Crônicas de Pai para Filho - Meu Pé de Laranja Lima
O Meu Pé de Laranja Lima é um romance juvenil, escrito por José Mauro de Vasconcelos e publicado em 1968. Foi traduzido para 52 línguas e publicado em 19 países, sendo adotado em escolas e, claro, adaptado para o cinema, televisão e teatro.
E mesmo com tudo isso, tenho total convicção que meu pai desconhecia totalmente a mera existência dessa obra.
O que não evitou que ele próprio vivesse uma bela aventura ( por assim dizer ), com um pé de laranjas.
O marido de uma de minhas tias, e consequentemente cunhado de meu pai, era caseiro em uma pequena propriedade rural, conhecida pelo exótico nome de Recanto do Manicoré. Evidentemente, logo apelidada por mim como Recanto do Manicórnio ( Um misto de manicômio com corno, visto que só havia um animal de cornos por lá, uma vaca, que eu nunca vi. Dizia-se haver um cavalo igualmente invisível aos meus olhos. ).
Meu pai adorava ir até lá, tanto quanto os personagens das novelas das décadas de 80 e 90 adoravam ir para Angra dos Reis. Porém meu pai preferia evitar os vôos de helicóptero devido a um simples e único fato: não possuía nenhum.

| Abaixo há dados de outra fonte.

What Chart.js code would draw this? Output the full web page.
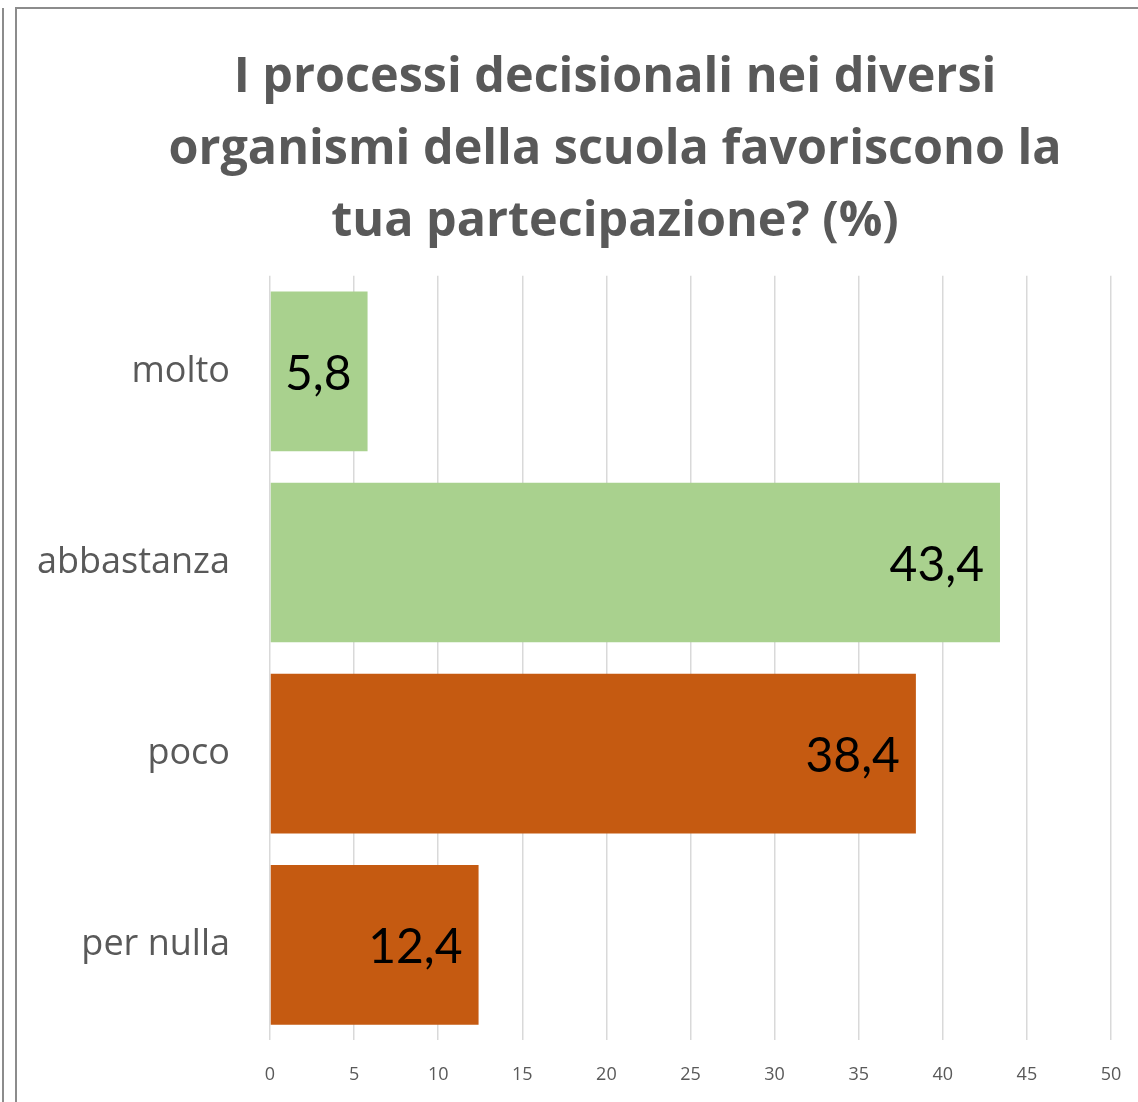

Quando ele se deparou com a laranjeira pela primeira vez, era ainda uma criança. A laranjeira, não ele.
Falo assim para deixar mais poético o fato de que a pobre laranjeira ainda não havia dado nenhum fruto em sua existência.
A partir desse momento o afeto nascido em meu pai em relação a laranjeira chegava a ser tocante. Todas as vezes que ele me encontrava ( e isso era quase todo dia ), ele me narrava as mais improváveis histórias vividas pela árvore.
- A Laranjeira cresceu 7 centímetros, filho! ( ele falava dela com maiúscula na voz ).
E dizia aquilo em um entusiasmo somente superado pelo que sentia quando contava a piada do Aeroporto de Telaviv.
O simples fato de que eu não dava a mesma importância para a movimentada vida da laranjeira, jamais passava pela sua cabeça. Ele acreditava que uma pessoa normal, seria humanamente incapaz de não se emocionar com a trajetória de uma laranjeira em crescer e fatalmente dar seus frutos.
O tempo passou e ele acompanhou toda a gestação da laranjeira como um marido amoroso ( me perdoem a mania de deixar tudo poético demais ).
Até que vieram as primeiras flores, causando um frenesi em meu pai.
Fiquei um tempo sem ver meu pai por causa do meu trabalho. Estive reciclando meu curso de vigilância.
Quando o encontrei, foi justamente para irmos para o Recanto. Eu claro, entrei no carro teatralmente e me aborreci por não terem reconhecido o meu perfeito Adriano Reys.
A laranjeira havia dado seus frutos, e uma chuva serôdia os havia deixado aptos para a colheita.
Mas meu pai não se contentou apenas com algumas laranjas.
Simplesmente ele se apropriou de tudo que a pobre laranjeira podia dar.
Quando tempos depois meu irmão me questionou sobre como andava a laranjeira ( força de expressão, visto que para meu pai, ela só faltava falar ), confessei a trágica verdade:
- Pois papai não só chupou-lhe todas as laranjas que chegavam a trinta ou mais, como ainda tomou chá dos brotos, e por fim arrancou-lhe os espinhos para que pudesse furar seus calos.
O amor entre ele e a laranjeira era também assombrado por sentimentos de interesse.
Típico dos homens para com todas as outras cousas.
Depois da sua morte, a laranjeira também morreu pouco tempo depois. Acusaram a praga, eu creditei sua morte à saudades.